The Spiritual Romance of Shabbos

A couple approached me to perform their marriage ceremony. When we interviewed each other, they told me that they did not want a ‘religious’ ceremony. “Then why come to a Rabbi,” I asked. “Because our parents want a Rabbi to do the ceremony,” they replied. Well, it is nice that we do things for our parents. I agreed to marry them but I did not agree to a secular ceremony .

We began our meetings. Every time different spiritual aspects of Judaism were brought up, they were met with displeasure. They just were not interested. One day I decided to come at the challenge from a different angle and that, dear friends is the story I wish to share.

They both worked very hard. I suggested that they find a time to be together without the baggage of the workweek. They agreed that such an idea was important and I went on. “This should be a space without time,” I suggested. “Watches and clocks become unimportant in this space. Imagine a whole day where you concentrate on each other, not on the telephone or email or business of any kind, which includes worrying about the bills, or who said what at work. This is a time for the two of you!” They were warming to the idea.

Next I suggested that they should start this 24-hour weekly vacation, not in the morning, but at night. In this way they could divest themselves of the workaday and invest in the holiday before going to bed. They agreed that this idea made sense.

I then recommended that this space without time should have the theme of romance. They really liked that concept. “So let’s discuss what makes the beginning of this space romantic. Mood is important.” I suggested. The woman came up with the idea of candles as a ‘mood-modifier’. “What a good idea,” I agreed. “And what about a ‘mood-enhancer’ after a long week of work and separation? How about a little wine? This too was met with enthusiasm.”Great, we have candles to soften the edges of a hard week and wine to enhance the mood. Now, how about something simple to eat, to begin your romantic meal.” I proposed that they buy what is often called ‘egg bread’ from a bakery and just before the meal, heat it up in the oven. The aroma would be heartening and the warm soft bread would make a sweet beginning to the romantic time together.

I pushed the idea that this was a romantic getaway from time by putting forth the idea that they should, in the morning read to each other and take a walk together and maybe even a picnic. Their enthusiasm was growing.

“But how do we end this wonderful romantic day,” I asked. I answered my own question with the idea of creating memory pegs so that they could carry a sense of the romantic space into the next week. “First, light a candle together as the stars twinkle. Then drink a little wine together, maybe even from the same cup. Next, find some sweet smelling spices. After all our olfactory system is deeply connected to memory. Lastly, put the candle out in the wine. With no lights on, the room will be plunged into darkness as the candle sizzles out in the wine. The taste of the wine, the smell of the spices and even the light of the candle will linger in your minds.” They were quite taken with the idea, so much so that they began that week.

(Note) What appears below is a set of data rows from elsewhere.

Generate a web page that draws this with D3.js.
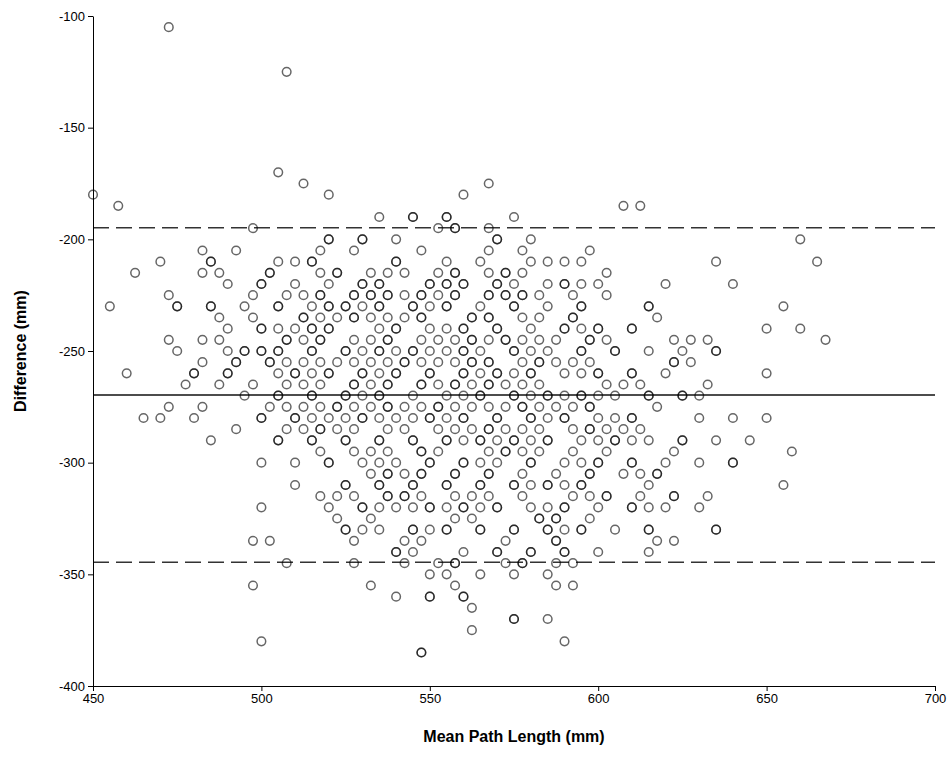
<!DOCTYPE html>
<html>
<head>
<meta charset="utf-8">
<script src="https://cdn.jsdelivr.net/npm/d3@7"></script>
<style>
  body { margin: 0; background: #fff; }
  text { font-family: Arial, "Liberation Sans", sans-serif; }
</style>
</head>
<body>
<svg id="chart" width="950" height="761"></svg>
<script>
// one row per difference level; repeated means are overlapping (darker) points
const rowDiff = [-105, -125, -170, -175, -180, -185, -190, -195, -200, -205, -210, -215, -220, -225,
  -230, -235, -240, -245, -250, -255, -260, -265, -270, -275, -280, -285, -290, -295, -300, -305,
  -310, -315, -320, -325, -330, -335, -340, -345, -350, -355, -360, -365, -370, -375, -380, -385];

const rowMeans = [
  [472.5],
  [507.5],
  [505],
  [512.5, 567.5],
  [450, 520, 560],
  [457.5, 607.5, 612.5],
  [535, 545, 545, 555, 555, 575],
  [497.5, 552.5, 557.5, 557.5, 567.5],
  [520, 520, 530, 530, 540, 570, 570, 580, 660],
  [482.5, 492.5, 517.5, 527.5, 547.5, 567.5, 577.5, 597.5],
  [470, 485, 485, 505, 510, 515, 515, 540, 540, 555, 565, 580, 585, 590, 595, 635, 665],
  [462.5, 482.5, 487.5, 502.5, 502.5, 517.5, 522.5, 522.5, 532.5, 537.5, 542.5, 552.5, 557.5, 557.5,
    567.5, 572.5, 572.5, 577.5, 602.5],
  [490, 500, 500, 510, 520, 530, 530, 535, 535, 550, 550, 555, 555, 560, 560, 570, 570, 575, 585,
    590, 590, 595, 600, 620, 640],
  [472.5, 497.5, 507.5, 512.5, 517.5, 517.5, 527.5, 527.5, 532.5, 532.5, 537.5, 537.5, 542.5, 547.5,
    547.5, 552.5, 557.5, 557.5, 567.5, 567.5, 572.5, 572.5, 577.5, 577.5, 582.5, 592.5, 602.5],
  [455, 475, 475, 485, 485, 495, 505, 505, 515, 520, 520, 525, 525, 530, 535, 535, 545, 545, 550,
    555, 555, 565, 575, 575, 585, 595, 595, 615, 615, 655],
  [487.5, 497.5, 512.5, 512.5, 517.5, 522.5, 527.5, 527.5, 532.5, 537.5, 542.5, 547.5, 547.5, 562.5,
    562.5, 567.5, 567.5, 577.5, 582.5, 592.5, 592.5, 617.5],
  [490, 500, 500, 505, 510, 515, 515, 520, 520, 535, 540, 540, 550, 555, 560, 560, 570, 570, 580,
    590, 590, 595, 600, 600, 610, 610, 650, 660],
  [472.5, 482.5, 487.5, 507.5, 507.5, 512.5, 517.5, 517.5, 527.5, 532.5, 537.5, 537.5, 547.5, 552.5,
    557.5, 562.5, 562.5, 567.5, 572.5, 572.5, 577.5, 582.5, 587.5, 597.5, 597.5, 602.5, 622.5, 627.5,
    632.5, 667.5],
  [475, 490, 495, 495, 500, 500, 505, 505, 515, 515, 525, 525, 530, 535, 535, 540, 545, 545, 550,
    555, 560, 560, 565, 575, 575, 580, 585, 595, 595, 605, 605, 615, 625, 635, 635],
  [482.5, 492.5, 492.5, 502.5, 502.5, 507.5, 512.5, 517.5, 522.5, 527.5, 532.5, 537.5, 542.5, 542.5,
    547.5, 552.5, 557.5, 562.5, 562.5, 567.5, 567.5, 577.5, 582.5, 582.5, 587.5, 592.5, 597.5, 622.5,
    622.5, 627.5],
  [460, 480, 480, 490, 490, 505, 510, 510, 515, 520, 520, 530, 530, 535, 540, 540, 550, 550, 560,
    560, 565, 570, 570, 575, 580, 580, 590, 595, 600, 600, 610, 610, 620, 650],
  [477.5, 487.5, 497.5, 507.5, 512.5, 517.5, 527.5, 527.5, 532.5, 537.5, 537.5, 547.5, 547.5, 552.5,
    557.5, 557.5, 562.5, 567.5, 567.5, 572.5, 577.5, 582.5, 602.5, 607.5, 612.5, 632.5],
  [495, 505, 505, 515, 515, 525, 525, 530, 535, 535, 545, 555, 560, 565, 565, 575, 575, 580, 585,
    585, 590, 595, 595, 600, 605, 615, 615, 625, 625, 630],
  [472.5, 482.5, 502.5, 507.5, 512.5, 517.5, 522.5, 522.5, 527.5, 532.5, 537.5, 537.5, 542.5, 547.5,
    552.5, 552.5, 557.5, 562.5, 567.5, 572.5, 577.5, 577.5, 582.5, 587.5, 592.5, 597.5, 597.5, 617.5],
  [465, 470, 480, 500, 500, 510, 510, 515, 520, 525, 530, 530, 535, 540, 545, 550, 550, 555, 560,
    560, 570, 570, 580, 580, 585, 590, 590, 600, 605, 610, 610, 630, 640, 650],
  [492.5, 507.5, 512.5, 517.5, 517.5, 522.5, 527.5, 537.5, 542.5, 552.5, 557.5, 562.5, 567.5, 567.5,
    572.5, 577.5, 582.5, 592.5, 597.5, 597.5, 602.5, 607.5, 612.5],
  [485, 505, 505, 515, 515, 525, 525, 535, 535, 545, 545, 555, 555, 560, 565, 565, 570, 575, 575,
    580, 585, 585, 595, 600, 605, 605, 610, 615, 625, 625, 635, 645],
  [517.5, 527.5, 532.5, 537.5, 547.5, 547.5, 552.5, 567.5, 572.5, 572.5, 577.5, 582.5, 592.5, 602.5,
    622.5, 657.5],
  [500, 510, 520, 520, 530, 535, 540, 550, 550, 560, 560, 565, 570, 580, 580, 590, 595, 600, 600,
    610, 610, 620, 630, 640, 640],
  [532.5, 537.5, 537.5, 542.5, 547.5, 547.5, 557.5, 557.5, 567.5, 567.5, 577.5, 587.5, 597.5, 597.5,
    607.5, 612.5, 617.5, 617.5],
  [510, 525, 525, 535, 535, 545, 545, 555, 555, 565, 565, 575, 575, 580, 585, 585, 590, 595, 595,
    615, 655],
  [517.5, 522.5, 527.5, 537.5, 537.5, 542.5, 542.5, 547.5, 557.5, 562.5, 567.5, 577.5, 592.5, 597.5,
    602.5, 602.5, 612.5, 622.5, 622.5, 632.5],
  [500, 520, 530, 530, 535, 540, 545, 550, 550, 555, 560, 560, 565, 570, 570, 580, 585, 590, 590,
    600, 610, 610, 615, 620, 630],
  [522.5, 532.5, 557.5, 562.5, 582.5, 582.5, 587.5, 587.5, 597.5],
  [525, 525, 530, 535, 545, 545, 550, 555, 555, 565, 565, 575, 575, 585, 585, 590, 595, 595, 605,
    615, 615, 635, 635],
  [497.5, 502.5, 527.5, 542.5, 547.5, 572.5, 587.5, 587.5, 617.5, 622.5],
  [540, 540, 545, 560, 570, 570, 580, 580, 590, 590, 600, 615],
  [507.5, 527.5, 542.5, 552.5, 557.5, 557.5, 572.5, 577.5, 577.5, 587.5, 592.5],
  [550, 555, 565, 575, 585],
  [497.5, 532.5, 557.5, 587.5, 592.5],
  [540, 550, 550, 560, 560],
  [562.5],
  [575, 575, 585],
  [562.5],
  [500, 590],
  [547.5, 547.5]
];

const meanDiff = -269.7;
const limitsOfAgreement = [-194.8, -344.6];
const xTicks = [450, 500, 550, 600, 650, 700];
const yTicks = [-400, -350, -300, -250, -200, -150, -100];

var svg = d3.select("#chart");

var x = d3.scaleLinear().domain([450, 700]).range([93, 935]);
var y = d3.scaleLinear().domain([-400, -100]).range([686, 16]);

// flatten rows into points
var points = [];
rowDiff.forEach(function (d, i) {
  rowMeans[i].forEach(function (m) {
    points.push({ mean: m, diff: d });
  });
});

// reference lines
svg.selectAll(".loa")
  .data(limitsOfAgreement)
  .enter()
  .append("line")
  .attr("class", "loa")
  .attr("x1", x(450)).attr("x2", x(700))
  .attr("y1", d => y(d)).attr("y2", d => y(d))
  .attr("stroke", "#333")
  .attr("stroke-width", 1.6)
  .attr("stroke-dasharray", "16,7");

svg.append("line")
  .attr("x1", x(450)).attr("x2", x(700))
  .attr("y1", y(meanDiff)).attr("y2", y(meanDiff))
  .attr("stroke", "#111")
  .attr("stroke-width", 1.6);

// points
svg.append("g")
  .selectAll("circle")
  .data(points)
  .enter()
  .append("circle")
  .attr("cx", d => x(d.mean))
  .attr("cy", d => y(d.diff))
  .attr("r", 4.3)
  .attr("fill", "none")
  .attr("stroke", "#000")
  .attr("stroke-opacity", 0.6)
  .attr("stroke-width", 1.5);

// axes
var yAxis = svg.append("g")
  .attr("transform", `translate(${x(450)},0)`)
  .call(d3.axisLeft(y).tickValues(yTicks).tickSize(5).tickSizeOuter(0).tickFormat(d => String(d)));

var xAxis = svg.append("g")
  .attr("transform", `translate(0,${y(-400)})`)
  .call(d3.axisBottom(x).tickValues(xTicks).tickSize(5).tickSizeOuter(0).tickFormat(d => String(d)));

[yAxis, xAxis].forEach(function (a) {
  a.selectAll("path, line").attr("stroke", "#000");
  a.selectAll("text").attr("font-size", 13).attr("fill", "#000")
    .attr("font-family", "Arial, 'Liberation Sans', sans-serif");
});

// axis titles
svg.append("text")
  .attr("transform", `translate(26,${(y(-100) + y(-400)) / 2}) rotate(-90)`)
  .attr("text-anchor", "middle")
  .attr("font-size", 16)
  .attr("font-weight", "bold")
  .text("Difference (mm)");

svg.append("text")
  .attr("x", (x(450) + x(700)) / 2)
  .attr("y", 742)
  .attr("text-anchor", "middle")
  .attr("font-size", 16)
  .attr("font-weight", "bold")
  .text("Mean Path Length (mm)");
</script>
</body>
</html>
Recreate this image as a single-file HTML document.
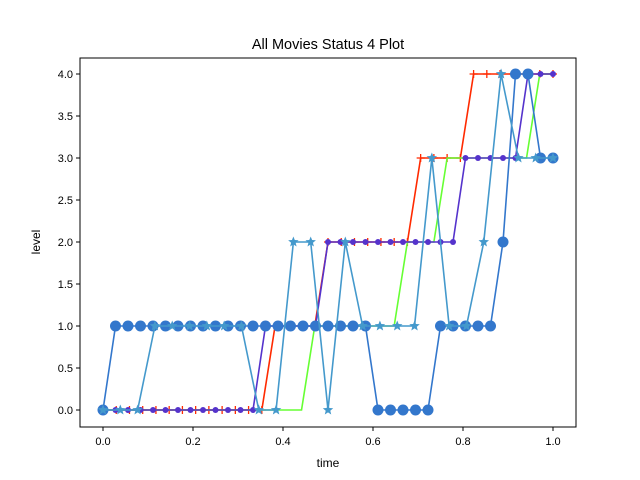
<!DOCTYPE html>
<html><head><meta charset="utf-8"><style>body{margin:0;background:#fff}svg{display:block;font-family:"Liberation Sans","DejaVu Sans",sans-serif}</style></head>
<body>
<svg id="chart" width="640" height="480" xmlns="http://www.w3.org/2000/svg">
<rect width="640" height="480" fill="#fff"/>
<text x="328" y="49" font-size="14.5" text-anchor="middle">All Movies Status 4 Plot</text>
<g id="plot"></g>
<rect x="80" y="58" width="496" height="369" fill="none" stroke="#000" stroke-width="1"/>
<g id="axes" font-size="11"></g>
<text x="328" y="467" font-size="12" text-anchor="middle">time</text>
<text x="40" y="242" font-size="12" text-anchor="middle" transform="rotate(-90 40 242)">level</text>
</svg>
<script>
const xTicks=[0,0.2,0.4,0.6,0.8,1.0];
const xTickLabels=["0.0","0.2","0.4","0.6","0.8","1.0"];
const yTicks=[0,0.5,1,1.5,2,2.5,3,3.5,4];
const yTickLabels=["0.0","0.5","1.0","1.5","2.0","2.5","3.0","3.5","4.0"];
const redLevels=[0,0,0,0,0,0,0,0,0,0,0,0,0,1,1,1,1,2,2,2,2,2,2,2,3,3,3,3,4,4,4,4,4,4,4];
const greenLevels=[0,0,0,0,0,0,0,0,0,0,0,0,0,0,0,0,1,1,1,1,1,1,1,2,2,2,3,3,3,3,3,3,3,4,4];
const purpleLevels=[0,0,0,0,0,0,0,0,0,0,0,0,0,1,1,1,1,1,2,2,2,2,2,2,2,2,2,2,2,3,3,3,3,3,4,4,4];
const starLevels=[0,0,0,1,1,1,1,1,1,0,0,2,2,0,2,1,1,1,1,3,1,1,2,4,3,3,3];
const dotLevels=[0,1,1,1,1,1,1,1,1,1,1,1,1,1,1,1,1,1,1,1,1,1,0,0,0,0,0,1,1,1,1,1,2,4,4,3,3];
const X=v=>103+v*450, Y=v=>410-v*84;
const NS="http://www.w3.org/2000/svg";
const plot=document.getElementById('plot'), axes=document.getElementById('axes');
function mk(t,a,p){const e=document.createElementNS(NS,t);for(const k in a)e.setAttribute(k,a[k]);p.appendChild(e);return e;}
xTicks.forEach((t,i)=>{
 const l=mk('line',{x1:X(t),x2:X(t),y1:427,y2:431,stroke:'#000'},axes);
 
 
 const s=mk('text',{x:X(t),y:445,'text-anchor':'middle'},axes);s.textContent=xTickLabels[i];
 
 
});
yTicks.forEach((t,i)=>{
 const l=mk('line',{x1:76,x2:80,y1:Y(t),y2:Y(t),stroke:'#000'},axes);
 
 
 const s=mk('text',{x:73,y:Y(t)+4,'text-anchor':'end'},axes);s.textContent=yTickLabels[i];
 
 
});
function series(levels,color,marker,name){
 const n=levels.length-1;
 const g=mk('g',{},plot);
 
 
 const pts=levels.map((v,i)=>[X(i/n),Y(v)]);
 mk('polyline',{points:pts.map(p=>p.join(',')).join(' '),fill:'none',stroke:color,'stroke-width':1.6},g);
 if(marker==='none')return;
 pts.forEach(([x,y])=>{
  let m;
  if(marker==='plus'){m=mk('path',{d:`M${x-4},${y}H${x+4}M${x},${y-4}V${y+4}`,stroke:color,'stroke-width':1.3},g);}
  else if(marker==='small'){m=mk('circle',{cx:x,cy:y,r:3,fill:color},g);}
  else if(marker==='big'){m=mk('circle',{cx:x,cy:y,r:5.5,fill:color},g);}
  else {let d='';for(let k=0;k<10;k++){const r=k%2?2.4:5.5,a=-Math.PI/2+k*Math.PI/5;d+=(k?'L':'M')+(x+r*Math.cos(a)).toFixed(2)+','+(y+r*Math.sin(a)).toFixed(2);}m=mk('path',{d:d+'Z',fill:color},g);}
  
  
 });
}
series(redLevels,'#ff2a00','plus','red-series');
series(greenLevels,'#66ff33','none','green-series');
series(purpleLevels,'#5533cc','small','purple-series');
series(dotLevels,'#3377cc','big','dot-series');
series(starLevels,'#4499cc','star','star-series');
</script>
</body></html>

Of course I suggested that they try to do it on Friday night, the traditional end of the workweek in Judaism. And during the next several months, they perfected their romantic ritual. They even began to invite some friends over to share in the romantic dinner ritual on Friday night.
All was going well until they invited another Jewish couple over who asked why they did not say the Shabbos blessings as they began their Shabbos rituals. They were flabbergasted and even a tad miffed with me. When they came for their next session they said: “You tricked us!” Then they explained how their other Jewish friends blew the scam.

I asked them if, up to that point, they had enjoyed and found a beauty in the idea of celebrating a romantic time called Shabbos. They admitted that they had. “What is in a name…,” I quoted. Then I urged them to continue, saying that I might be able to help them enjoy it even more. I asked for their patience and began to teach them the blessings for the rituals that they were doing.

I explained that the blessing said for lighting candles was a statement of awe for the sacred connection of light.

The blessings for wine and Hallah (egg bread) were statements of awareness that these items come from the earth not simply from the supermarket; that we are connected to the earth from which comes the food we eat and the wine we drink.

Then I went one step further. When we become aware, when we bring awe into our relationship with each other, we are elevating our relationship by acknowledging that we have another relationship of importance. Some call it ‘G’; some call it a ‘greater power’. I call it, ‘The Wholly One of Being’ (pun intended).

A few weeks later, the couple celebrated their wedding embraced in a religious ceremony. Though over the years I have lost touch with this couple, I like to think that they have continued to celebrate Shabbos and that they have expanded on their romantic adventure into a realm of spirituality.

Shabbos is for everyone and we all need a Shabbos.